Figure 5. Polycomb demethylase targeting potentiates p53 target gene activation and represses DNMT3B expression in TGCT cells.

(A,B,C) Expression of select p53 target genes across the 4 experimental arms of the three RNA-seq experiments of Figure 4. (D,E,F) DNMT3B expression across the 4 experimental arms of the three RNA-seq experiments of Figure 4.

Figure 6. Transcriptome analysis of KDM6A/KDM6B-knockdown cells reveals cisplatin sensitization is associated with alterations in chromatin remodeling genes upon cisplatin treatment.

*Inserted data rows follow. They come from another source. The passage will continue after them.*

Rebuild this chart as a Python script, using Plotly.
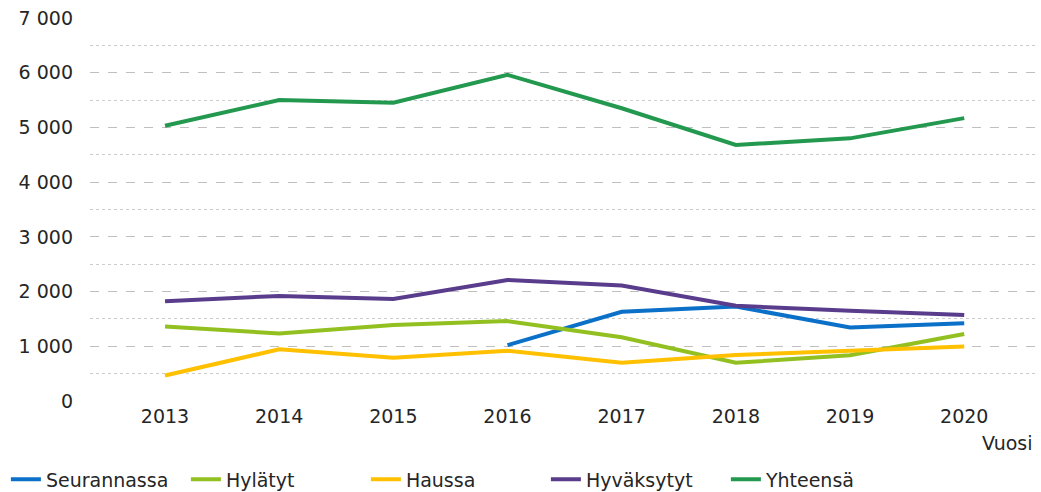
import plotly.graph_objects as go

years = [2013, 2014, 2015, 2016, 2017, 2018, 2019, 2020]
seurannassa = [None, None, None, 1020, 1630, 1725, 1345, 1420]
hylatyt = [1360, 1235, 1390, 1460, 1165, 700, 835, 1225]
haussa = [465, 945, 790, 920, 700, 840, 920, 995]
hyvaksytyt = [1825, 1920, 1865, 2212, 2110, 1740, 1650, 1572]
yhteensa = [5030, 5500, 5450, 5960, 5350, 4680, 4800, 5170]

series = [
    ("Seurannassa", seurannassa, "#0A70C8"),
    ("Hylätyt", hylatyt, "#92C020"),
    ("Haussa", haussa, "#FFC000"),
    ("Hyväksytyt", hyvaksytyt, "#593C8C"),
    ("Yhteensä", yhteensa, "#23984F"),
]

font_family = "DejaVu Sans, Verdana, sans-serif"
txt = "#262626"

fig = go.Figure()
for name, vals, color in series:
    fig.add_trace(go.Scatter(x=years, y=vals, name=name, mode="lines",
                             line=dict(color=color, width=4)))

fig.update_layout(
    width=1041, height=492,
    margin=dict(l=90, r=6, t=18, b=91, autoexpand=False),
    plot_bgcolor="white", paper_bgcolor="white",
    font=dict(family=font_family, size=19, color=txt),
    showlegend=True,
    legend=dict(orientation="h", xref="paper", yref="paper",
                x=-0.089, xanchor="left", y=-0.155, yanchor="top",
                entrywidth=135, entrywidthmode="pixels",
                bgcolor="rgba(0,0,0,0)",
                font=dict(size=19, color=txt), traceorder="normal"),
    xaxis=dict(range=[2012.343, 2020.62], tickmode="array", tickvals=years,
               ticktext=[str(y) for y in years], showgrid=False, zeroline=False,
               showline=False, ticks="", ticklabelstandoff=2),
    yaxis=dict(range=[0, 7000], dtick=1000, tickformat=",", showgrid=True,
               gridcolor="#BFBFBF", griddash="dash", gridwidth=1,
               zeroline=False, showline=False, ticks="", ticklabelstandoff=16,
               minor=dict(dtick=500, showgrid=True, gridcolor="#CCCCCC",
                          griddash="dot", gridwidth=1)),
    separators=", ",
    annotations=[dict(text="Vuosi", xref="paper", yref="paper", x=1.0, y=-0.077,
                      xanchor="right", yanchor="top", showarrow=False,
                      font=dict(size=19, color=txt))],
)

fig.write_html("out.html", config={"displayModeBar": False},
               post_script="document.body.style.margin='0';document.body.style.overflow='hidden';")
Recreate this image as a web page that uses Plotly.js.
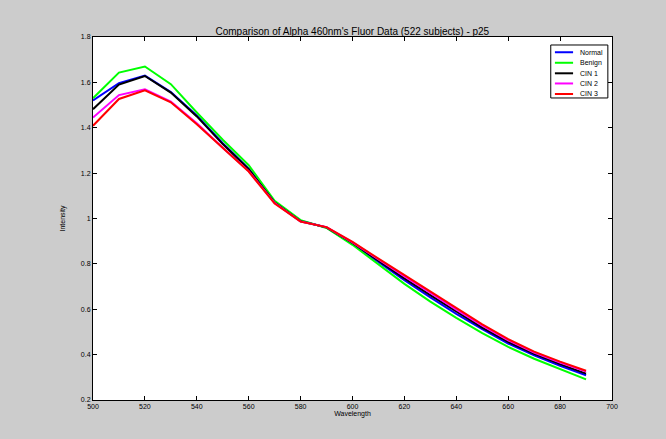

(A) Venn diagram comprised of comparing genes upregulated in PLKO.1 cisplatin-treated vs PLKO.1 untreated, sh6A/KDM6B untreated vs PLKO.1 untreated, and sh6A/KDM6B cisplatin vs sh6A/6B untreated. Also depicted are gene set enrichment analysis (GSEA) results corresponding to indicated comparison groups. Top 10 gene sets from GeneOverlap analysis as determined by p value from the MSigDB C2 collection are provided. P53 target gene collections are highlighted. malignant peripheral nerve sheath tumors (MPNSTs), B) Venn diagram comprised of comparing genes downregulated in PLKO.1 cisplatin-treated vs PLKO.1 untreated, sh6A/6B untreated vs PLKO.1 untreated, and sh6A/6B cisplatin-treated vs sh6A/6B untreated. Also depicted are GeneOveralp results corresponding to indicated comparison groups. Top 10 gene sets as determined by p value from the MSigDB C2 collection are provided. The REACTOME_CHROMATIN_MODIFYING_ENZYMES gene set is highlighted. (C) Expression of select chromatin-modifying enzymes and proteins across the 4 experimental arms of the RNA-seq experiment. P53 target gene sets are in red text, H3K27me3/polycomb gene sets are in blue text, REACTOME_CHROMATIN_MODIFYING_ENZYMES gene set is in green text.